The U.S. Federal Maritime Commission recently issued new policy statements to provide guidance to shippers and others on bringing private party complaints at the commission in regards to alleged violations of the Shipping Act or regulations.
Originally proposed by Commissioner Rebecca F. Dye in recommendations made last July and adopted by the FMC in September, three policy statements were issued in late December addressing barriers that had been identified by the trade community as disincentives to filing actions at the agency.
Docket #21-13: Statement on Representative Complaints
Because an individual or small business may face challenges to bringing a private party complaint unrelated to the complaint’s merits, the FMC’s first statement “emphasizes that individuals and companies are not the only persons who may file complaints alleging violations of Title 46, Chapter 411.”
Rather, the FMC states “any person may file a complaint alleging a violation, including shippers’ associations and trade groups or trade associations.” This broad interpretation of the statute allows such organizations to protect the interests of their members while also providing shippers with a degree of separation and insulation from potential retaliation.
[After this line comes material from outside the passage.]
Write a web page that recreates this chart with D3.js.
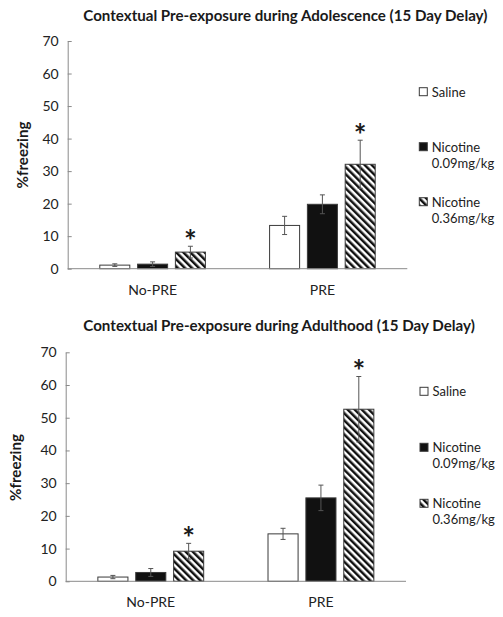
<!DOCTYPE html>
<html><head><meta charset="utf-8">
<script src="https://cdn.jsdelivr.net/npm/d3@7"></script>
<style>body{margin:0;background:#fff} svg{display:block}</style>
</head><body>
<svg id="c" width="503" height="617"></svg>
<script>
// ---------- data ----------
const categories = ["No-PRE", "PRE"];
const seriesNames = ["Saline", "Nicotine 0.09mg/kg", "Nicotine 0.36mg/kg"];
const legendLines = [["Saline"], ["Nicotine", "0.09mg/kg"], ["Nicotine", "0.36mg/kg"]];
const yTicks = [0, 10, 20, 30, 40, 50, 60, 70];
const titles = ["Contextual Pre-exposure during Adolescence (15 Day Delay)",
                "Contextual Pre-exposure during Adulthood (15 Day Delay)"];
const yLabel = "%freezing";
// rows = categories, cols = series
const adolescenceMean = [[1.1, 1.4, 5.1], [13.3, 19.8, 32.1]];
const adolescenceErr  = [[0.4, 0.7, 1.8], [2.8, 2.9, 7.4]];
const adolescenceSig  = [[0, 0, 1], [0, 0, 1]];
const adulthoodMean   = [[1.3, 2.7, 9.2], [14.5, 25.5, 52.6]];
const adulthoodErr    = [[0.5, 1.2, 2.4], [1.7, 3.9, 10.0]];
const adulthoodSig    = [[0, 0, 1], [0, 0, 1]];

// ---------- drawing ----------
const svg = d3.select("#c");
const FONT = "Lato, 'Open Sans', sans-serif";
const defs = svg.append("defs");
const pat = defs.append("pattern").attr("id", "hatch")
  .attr("patternUnits", "userSpaceOnUse").attr("width", 5).attr("height", 5)
  .attr("patternTransform", "rotate(-45)");
pat.append("rect").attr("width", 5).attr("height", 5).attr("fill", "#fff");
pat.append("rect").attr("width", 2.5).attr("height", 5).attr("fill", "#111");
const fills = ["#fff", "#111", "url(#hatch)"];

function fit(sel, w) {
  const fs = parseFloat(sel.attr("font-size"));
  const L = sel.node().getComputedTextLength();
  sel.attr("font-size", (fs * w / L).toFixed(2));
}

function drawChart(cfg, title, means, errs, sigs) {
  const g = svg.append("g");
  const y = d3.scaleLinear().domain([0, 70]).range([cfg.y0, cfg.yTop]);
  const x = d3.scaleBand().domain(categories).range([cfg.left, cfg.right]);
  const xi = d3.scaleBand().domain(d3.range(seriesNames.length))
    .range([0, x.bandwidth()]).paddingInner(0.206).paddingOuter(0.849);

  // title
  const t = g.append("text").attr("x", cfg.titleX).attr("y", cfg.titleY)
    .attr("font-family", FONT).attr("font-weight", "bold").attr("font-size", 14)
    .attr("fill", "#1a1a1a").text(title);
  fit(t, cfg.titleW);

  // y axis
  const ya = g.append("g").attr("transform", `translate(${cfg.left},0)`)
    .call(d3.axisLeft(y).tickValues(yTicks).tickSizeInner(-4).tickSizeOuter(0).tickPadding(9));
  ya.select(".domain").attr("stroke", "#8a8a8a");
  ya.selectAll(".tick line").attr("stroke", "#8a8a8a");
  ya.selectAll(".tick text").attr("font-family", FONT).attr("font-size", 14).attr("fill", "#222");

  // y label
  const yl = g.append("text")
    .attr("transform", `translate(${cfg.ylabX},${cfg.ylabY}) rotate(-90)`)
    .attr("text-anchor", "middle").attr("font-family", FONT).attr("font-weight", "bold")
    .attr("font-size", 15).attr("fill", "#1a1a1a").text(yLabel);
  fit(yl, 67);

  // bars
  categories.forEach((c, ci) => {
    const gg = g.append("g");
    seriesNames.forEach((s, si) => {
      const v = means[ci][si], e = errs[ci][si];
      const bx = x(c) + xi(si), bw = xi.bandwidth();
      gg.append("rect").attr("x", bx).attr("y", y(v)).attr("width", bw)
        .attr("height", y(0) - y(v)).attr("fill", fills[si])
        .attr("stroke", "#3a3a3a").attr("stroke-width", 1);
      const cx = bx + bw / 2;
      const eb = gg.append("g").attr("stroke", "#555").attr("stroke-width", 1);
      eb.append("line").attr("x1", cx).attr("x2", cx).attr("y1", y(v - e)).attr("y2", y(v + e));
      eb.append("line").attr("x1", cx - 2.5).attr("x2", cx + 2.5).attr("y1", y(v + e)).attr("y2", y(v + e));
      eb.append("line").attr("x1", cx - 2.5).attr("x2", cx + 2.5).attr("y1", y(v - e)).attr("y2", y(v - e));
      if (sigs[ci][si]) {
        const st = gg.append("text").attr("x", cx).attr("y", 0)
          .attr("text-anchor", "middle").attr("font-family", FONT).attr("font-weight", "bold")
          .attr("font-size", 30).attr("fill", "#1a1a1a").text("*");
        // scale glyph so its drawn width is ~8.7px, then sit it 4px above the cap
        let bb = st.node().getBBox();
        // getBBox gives the em box; estimate glyph ink via font metrics ratio
        st.attr("y", y(v + e) - 4 + 0.33 * 30);
      }
    });
  });

  // x axis line
  g.append("line").attr("x1", cfg.left).attr("x2", cfg.right)
    .attr("y1", y(0)).attr("y2", y(0)).attr("stroke", "#8a8a8a");
  categories.forEach(c => {
    g.append("text").attr("x", x(c) + x.bandwidth() / 2).attr("y", cfg.y0 + cfg.catDy)
      .attr("text-anchor", "middle").attr("font-family", FONT).attr("font-size", 14)
      .attr("fill", "#222").text(c);
  });

  // legend
  legendLines.forEach((lines, i) => {
    const ly = cfg.legY + i * cfg.legStep;
    g.append("rect").attr("x", cfg.legX).attr("y", ly).attr("width", 8).attr("height", 8)
      .attr("fill", fills[i]).attr("stroke", "#3a3a3a");
    lines.forEach((ln, k) => {
      g.append("text").attr("x", cfg.legX + 12.5).attr("y", ly + 8.8 + k * 16)
        .attr("font-family", FONT).attr("font-size", 13).attr("fill", "#222").text(ln);
    });
  });
}

drawChart({left: 67.7, right: 407.3, y0: 268.7, yTop: 41, titleX: 83.3, titleY: 20.5, titleW: 404,
           ylabX: 28, ylabY: 155, catDy: 26.3, legX: 419.3, legY: 87.7, legStep: 55},
          titles[0], adolescenceMean, adolescenceErr, adolescenceSig);
drawChart({left: 65.7, right: 406, y0: 581.3, yTop: 352.3, titleX: 83.3, titleY: 330.5, titleW: 391.7,
           ylabX: 21, ylabY: 467.5, catDy: 25.4, legX: 420, legY: 387.3, legStep: 56},
          titles[1], adulthoodMean, adulthoodErr, adulthoodSig);
</script>
</body></html>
Docket #21-14: Statement on Attorney Fees
Responding to concerns by shippers that lack of clarity about a complainant’s liability for a respondent’s attorney fees may deter shippers from filing actions, the FMC’s second statement explains its approach to attorney fees and reiterates that a party who brings an unsuccessful complaint is not automatically required to pay the other party’s attorney fees.
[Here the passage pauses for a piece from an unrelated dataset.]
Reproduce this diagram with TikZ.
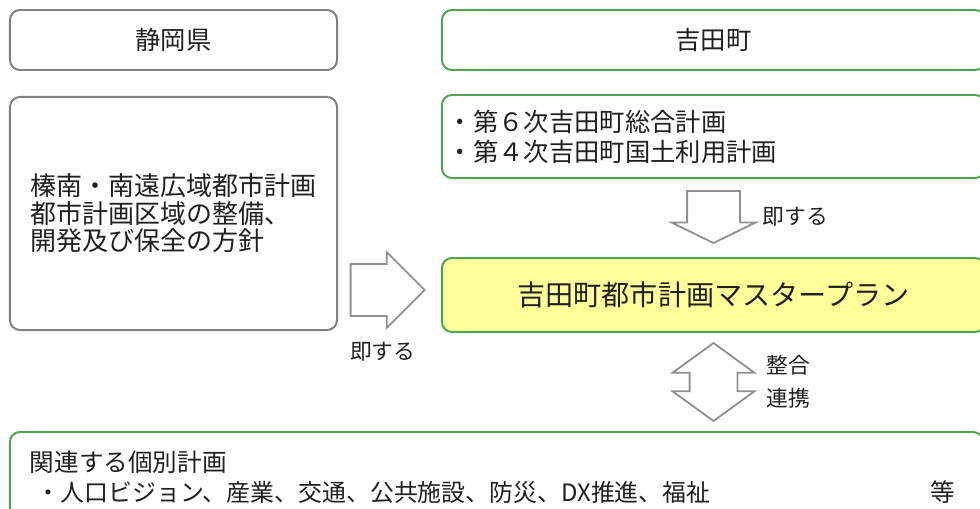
\documentclass[tikz,border=0pt]{standalone}
\usepackage{fontspec}
\setmainfont{Noto Sans CJK JP}
\usetikzlibrary{positioning,calc,shapes.arrows}
\definecolor{boxgray}{HTML}{808080}
\definecolor{boxgreen}{HTML}{4FA54F}
\definecolor{planyellow}{HTML}{FFFF99}
\definecolor{arrowgray}{HTML}{909090}
\definecolor{textgray}{HTML}{202020}
\tikzstyle{box}=[draw,line width=1.4pt,rounded corners=0.25cm,fill=white,text=textgray,inner sep=0]
\tikzstyle{kenbox}=[box,draw=boxgray]
\tikzstyle{townbox}=[box,draw=boxgreen]
\tikzstyle{blockarrow}=[draw=arrowgray,line width=1.3pt,fill=white,inner xsep=0]
\tikzstyle{lbl}=[text=textgray,inner sep=0,align=left,font=\fontsize{15.5}{23.5}\selectfont]

\begin{document}
\begin{tikzpicture}[x=0.025cm,y=-0.025cm]
    \useasboundingbox (0,0) rectangle (980,508);
    \node[kenbox,minimum width=8.175cm,minimum height=1.5cm,font=\fontsize{18}{20}\selectfont] (ken) at (173.5,40) {静岡県};
    \node[townbox,minimum width=13.575cm,minimum height=1.5cm,font=\fontsize{18}{20}\selectfont] (town) at (713.5,40) {吉田町};
    \node[kenbox,minimum width=8.175cm,minimum height=5.825cm,align=left,font=\fontsize{18.5}{19.6}\selectfont] (kouiki) at (173.5,213.5) {榛南・南遠広域都市計画\\都市計画区域の整備、\\開発及び保全の方針};
    \node[townbox,minimum height=2.075cm,text width=13.275cm,inner xsep=0.15cm,align=left,font=\fontsize{18}{21.3}\selectfont] (plans) at (713.5,136.5) {・第６次吉田町総合計画\\・第４次吉田町国土利用計画};
    \node[townbox,fill=planyellow,minimum width=13.575cm,minimum height=1.85cm,font=\fontsize{20}{22}\selectfont] (master) at (713.5,295) {吉田町都市計画マスタープラン};
    \node[townbox,minimum height=2.25cm,text width=24.325cm,align=left,font=\fontsize{17.5}{21.3}\selectfont] (kobetsu) at (496.5,477) {\hspace*{0.5cm}関連する個別計画\\\hspace*{0.675cm}{\fontsize{17}{21.3}\selectfont ・人口ビジョン、産業、交通、公共施設、防災、DX推進、福祉}\hspace{\stretch{1}}等\hspace*{0.7cm}};
    \node[blockarrow,single arrow,anchor=tip,single arrow tip angle=90,single arrow head extend=0.3cm,inner ysep=0.625cm,minimum height=1.85cm] (rarrow) at ([xshift=-0.375cm,yshift=0.125cm]master.west) {};
    \node[blockarrow,single arrow,rotate=-90,anchor=tip,single arrow tip angle=128,single arrow head extend=0.3875cm,inner ysep=0.6375cm,minimum height=1.3cm] (darrow) at ([yshift=0.325cm]master.north) {};
    \node[blockarrow,double arrow,rotate=90,double arrow tip angle=108,double arrow head extend=0.425cm,inner ysep=0.575cm,minimum height=1.95cm] (barrow) at ($(master.south)!0.5!(master.south |- kobetsu.north)$) {};
    \node[lbl,below=1.3cm of rarrow.tail,anchor=north west] (sokusu1) {即する};
    \node[lbl,right=1.225cm of master.north,anchor=west,yshift=1cm] (sokusu2) {即する};
    \node[lbl,right=1.325cm of barrow.center] (seigou) {整合\\連携};
\end{tikzpicture}
\end{document}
In accordance with 2014 changes to the statute that made the award of fees discretionary rather than mandatory, the FMC says will favorably regard those “complainants who raise non-frivolous claims in good faith, who litigate zealously but within the rules and for proper purposes, and who comply with Commission orders.” In such cases, the FMC states that complainants “are at little risk of attorney fee liability if they are unsuccessful, absent unusual circumstances.”
Docket #21-15: Statement on Retaliation
In its third statement addressing the issue of potential retaliation by carriers — refusing, or threatening to refuse, cargo space accommodations because the shipper, for example — the FMC emphasizes that it broadly defines both who can bring a retaliation complaint, as well as the types of shipper activity that are protected under the existing retaliation prohibitions. This policy statement also addresses the proof necessary for certain complaints involving “other unfair or unjustly discriminatory methods” of retaliation.
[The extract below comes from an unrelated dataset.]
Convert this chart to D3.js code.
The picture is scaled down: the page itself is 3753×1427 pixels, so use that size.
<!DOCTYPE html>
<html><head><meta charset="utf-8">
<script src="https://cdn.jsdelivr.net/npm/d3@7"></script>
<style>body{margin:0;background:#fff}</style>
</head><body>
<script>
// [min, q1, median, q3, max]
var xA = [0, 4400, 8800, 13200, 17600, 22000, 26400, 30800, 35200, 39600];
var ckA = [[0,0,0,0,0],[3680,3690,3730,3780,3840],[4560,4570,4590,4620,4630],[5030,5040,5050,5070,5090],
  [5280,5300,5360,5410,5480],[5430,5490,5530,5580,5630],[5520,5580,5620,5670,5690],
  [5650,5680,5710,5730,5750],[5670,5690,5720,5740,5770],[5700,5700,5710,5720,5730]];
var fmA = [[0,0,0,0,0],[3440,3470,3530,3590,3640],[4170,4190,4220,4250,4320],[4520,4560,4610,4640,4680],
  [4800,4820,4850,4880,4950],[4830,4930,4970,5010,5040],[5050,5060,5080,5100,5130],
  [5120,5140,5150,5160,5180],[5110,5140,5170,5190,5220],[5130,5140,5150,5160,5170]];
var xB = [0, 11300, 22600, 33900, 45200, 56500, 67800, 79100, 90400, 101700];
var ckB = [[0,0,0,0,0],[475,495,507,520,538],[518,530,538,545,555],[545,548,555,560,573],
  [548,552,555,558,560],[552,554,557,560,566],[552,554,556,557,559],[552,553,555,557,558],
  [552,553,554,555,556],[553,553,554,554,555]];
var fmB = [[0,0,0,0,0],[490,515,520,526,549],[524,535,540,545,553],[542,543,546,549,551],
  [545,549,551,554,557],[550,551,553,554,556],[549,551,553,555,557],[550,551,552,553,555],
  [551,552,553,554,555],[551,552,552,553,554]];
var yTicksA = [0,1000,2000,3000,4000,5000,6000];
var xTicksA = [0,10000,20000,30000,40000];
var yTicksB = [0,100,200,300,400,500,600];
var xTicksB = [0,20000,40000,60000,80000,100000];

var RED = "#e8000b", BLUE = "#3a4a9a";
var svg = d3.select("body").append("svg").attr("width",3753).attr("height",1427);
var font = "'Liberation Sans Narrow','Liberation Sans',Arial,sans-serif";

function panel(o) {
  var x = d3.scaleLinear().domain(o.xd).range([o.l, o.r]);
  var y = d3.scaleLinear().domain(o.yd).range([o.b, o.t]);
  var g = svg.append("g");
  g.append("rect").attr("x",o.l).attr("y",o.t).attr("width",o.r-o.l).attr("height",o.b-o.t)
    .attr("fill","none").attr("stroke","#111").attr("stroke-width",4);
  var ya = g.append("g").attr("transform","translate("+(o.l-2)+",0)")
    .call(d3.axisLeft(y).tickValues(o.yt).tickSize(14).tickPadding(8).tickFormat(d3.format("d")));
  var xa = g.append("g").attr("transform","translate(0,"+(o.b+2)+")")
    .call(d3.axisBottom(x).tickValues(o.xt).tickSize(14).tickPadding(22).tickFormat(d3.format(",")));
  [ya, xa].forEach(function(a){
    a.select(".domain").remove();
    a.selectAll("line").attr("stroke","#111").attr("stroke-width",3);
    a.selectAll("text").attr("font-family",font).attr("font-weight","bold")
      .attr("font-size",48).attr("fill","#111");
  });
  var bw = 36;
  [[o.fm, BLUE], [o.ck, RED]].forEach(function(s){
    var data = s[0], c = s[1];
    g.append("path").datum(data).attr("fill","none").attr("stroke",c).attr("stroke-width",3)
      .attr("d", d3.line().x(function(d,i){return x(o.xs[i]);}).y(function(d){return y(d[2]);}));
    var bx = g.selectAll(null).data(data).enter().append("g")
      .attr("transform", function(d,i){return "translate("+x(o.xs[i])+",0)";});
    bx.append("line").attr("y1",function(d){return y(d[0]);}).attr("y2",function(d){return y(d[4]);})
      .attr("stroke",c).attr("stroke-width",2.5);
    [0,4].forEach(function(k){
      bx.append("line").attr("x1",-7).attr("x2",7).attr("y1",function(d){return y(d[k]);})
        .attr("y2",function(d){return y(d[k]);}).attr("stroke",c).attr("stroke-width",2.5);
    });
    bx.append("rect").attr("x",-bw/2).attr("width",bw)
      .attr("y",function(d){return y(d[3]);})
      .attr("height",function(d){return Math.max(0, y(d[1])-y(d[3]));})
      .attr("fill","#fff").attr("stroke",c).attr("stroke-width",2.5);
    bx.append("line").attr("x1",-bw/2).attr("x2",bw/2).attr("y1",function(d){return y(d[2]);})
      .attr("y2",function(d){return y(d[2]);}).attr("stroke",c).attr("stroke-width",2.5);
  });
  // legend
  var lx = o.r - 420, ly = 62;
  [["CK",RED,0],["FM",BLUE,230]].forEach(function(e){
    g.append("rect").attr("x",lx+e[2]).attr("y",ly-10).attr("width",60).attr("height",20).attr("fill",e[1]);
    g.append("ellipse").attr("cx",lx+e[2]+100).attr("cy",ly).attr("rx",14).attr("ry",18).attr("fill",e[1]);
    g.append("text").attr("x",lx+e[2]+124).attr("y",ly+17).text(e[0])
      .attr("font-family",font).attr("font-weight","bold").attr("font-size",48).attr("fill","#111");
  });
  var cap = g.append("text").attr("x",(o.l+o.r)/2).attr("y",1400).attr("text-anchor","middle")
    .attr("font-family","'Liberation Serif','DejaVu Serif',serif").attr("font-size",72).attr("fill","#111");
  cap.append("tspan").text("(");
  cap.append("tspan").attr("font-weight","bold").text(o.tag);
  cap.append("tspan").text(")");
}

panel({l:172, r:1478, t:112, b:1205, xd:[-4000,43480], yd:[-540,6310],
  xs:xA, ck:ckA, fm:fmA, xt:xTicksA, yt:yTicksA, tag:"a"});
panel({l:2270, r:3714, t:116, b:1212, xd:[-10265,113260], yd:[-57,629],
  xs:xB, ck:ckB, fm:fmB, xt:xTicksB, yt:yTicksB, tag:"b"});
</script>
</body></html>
Following an audit of top vessel-operating common carriers last year, the FMC urged more than two dozen of the world’s biggest shipping lines to adopt three best practices related to when and how detention and demurrage fees are applied, as well as how to dispute the charges.
On December 30, the FMC initiated an investigation into the unreasonable charging of container detention fees by Wan Hai lines. Wan Hai is the 10th largest container shipping line in the world and the 25th largest carrier for U.S. imports.